Browse the listing below to find government information for Finland, including flags, leaders,
and constitution information. Factrover also has complete information on Finland at its
Finland Country Page.
Type: Constitutional republic.
Constitution: July 17, 1919.
Independence: December 6, 1917.
Branches: Executive--president (chief of state), prime minister (head of government), Council of State (cabinet).
Legislative--unicameral parliament. Judicial--Supreme Court, regional appellate courts, local courts.
Subdivisions: Six provinces, provincial self-rule for the Aland Islands.
Political parties: Social Democratic Party, Center Party, National Coalition (Conservative) Party, Leftist Alliance, Swedish People's Party, Green Party.
Suffrage: Universal at 18.
Finland has a mixed presidential/parliamentary system with executive powers divided between the president, who has primary responsibility for national security and foreign affairs, and the prime minister, who has primary responsibility for all other areas. Constitutional changes made in the late 1980s strengthened the prime minister--who must enjoy the confidence of the parliament (Eduskunta)--at the expense of the president. Finland's 1995 accession to the European Union has blurred the line between foreign and domestic policy; the respective roles of the president and prime minister are evolving, and plans are under consideration to rewrite the Constitution to clarify these and other issues. For instance, the prime minister has now been given responsibility for EU relations.
Finns enjoy individual and political freedoms, and suffrage is universal at 18. The country's population is relatively ethnically homogeneous. Immigration to Finland has significantly increased over the past decade, although the foreign-born population, estimated at only 2% of the total population, is still much lower than in any other EU country. Few tensions exist between the Finnish-speaking majority and the Swedish-speaking minority.
Constitutionally, the 200-member, unicameral Eduskunta is the supreme authority in Finland. It may alter the constitution, bring about the resignation of the Council of State, and override presidential vetoes; its acts are not subject to judicial review. Legislation may be initiated by the president, the Council of State, or one of the Eduskunta members.
The Eduskunta is elected on the basis of proportional representation. All persons 18 or older, except military personnel on active duty and a few high judicial officials, are eligible for election. The regular parliamentary term is 4 years; however, the president may dissolve the Eduskunta and order new elections at the request of the prime minister and after consulting the speaker of parliament.

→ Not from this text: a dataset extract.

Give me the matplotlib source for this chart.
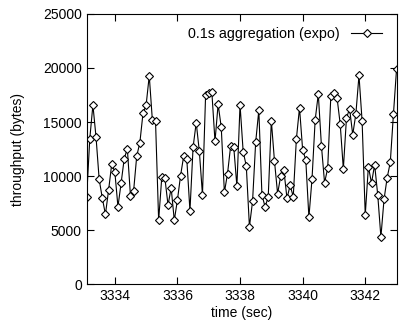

The judicial system is divided between courts with regular civil and criminal jurisdiction and special courts with responsibility for litigation between the public and the administrative organs of the state. Finnish law is codified. Although there is no writ of habeas corpus or bail, the maximum period of pretrial detention has been reduced to 4 days. The Finnish court system consists of local courts, regional appellate courts, and a Supreme Court.
Finland has five provinces and the self-ruled province of the Aland Islands. Below the provincial level, the country is divided into cities, townships, and communes administered by municipal and communal councils elected by proportional representation once every 4 years. At the provincial level, the five mainland provinces are administered by provincial boards composed of civil servants, each headed by a governor. The boards are responsible to the Ministry of the Interior and play a supervisory and coordinating role within the provinces.
The island province of Aland is located near the 60th parallel between Sweden and Finland. It enjoys local autonomy and demilitarized status by virtue of an international convention of 1921, implemented most recently by the Act on Aland Self-Government of 1951. The islands are further distinguished by the fact that they are entirely Swedish-speaking. Government is vested in the provincial council, which consists of 30 delegates elected directly by Aland's citizens.
Finland's defense forces consist of 35,000 persons in uniform (26,000 army; 5,000 navy; and 4,000 air force); the country's defense budget equals about 1.6% of GDP. There is universal male conscription under which all men serve from six to 12 months. As of 1995, women were permitted to serve as volunteers. A reserve force ensures that Finland can field 400,000 trained military personnel in case of need.
Finland's proportional representation system encourages a multitude of political parties and has resulted in many coalition governments. Political activity by communists was legalized in 1944, and although four major parties have dominated the postwar political arena, none now has a majority position. The Center Party (Keskusta), traditionally representing rural interests, gained a slight plurality in Finland's parliament in the general election of March 2003, narrowly defeating the ruling Social Democratic Party (SDP) by a 24.7% to 24.5% margin. The Center then formed a three-party governing coalition with the SDP and the Swedish People's Party. The Green Party, which had withdrawn from the government in spring 2002 in protest to the government decision to approve building a fifth nuclear reactor, remained in the opposition, as did the National Coalition Party (conservatives). The National Coalition leads the opposition in Parliament. The Left Alliance, a combination of socialists left of the SDP and a number of former communists, maintains representation in Parliament but is not a significant factor in most policy decisions.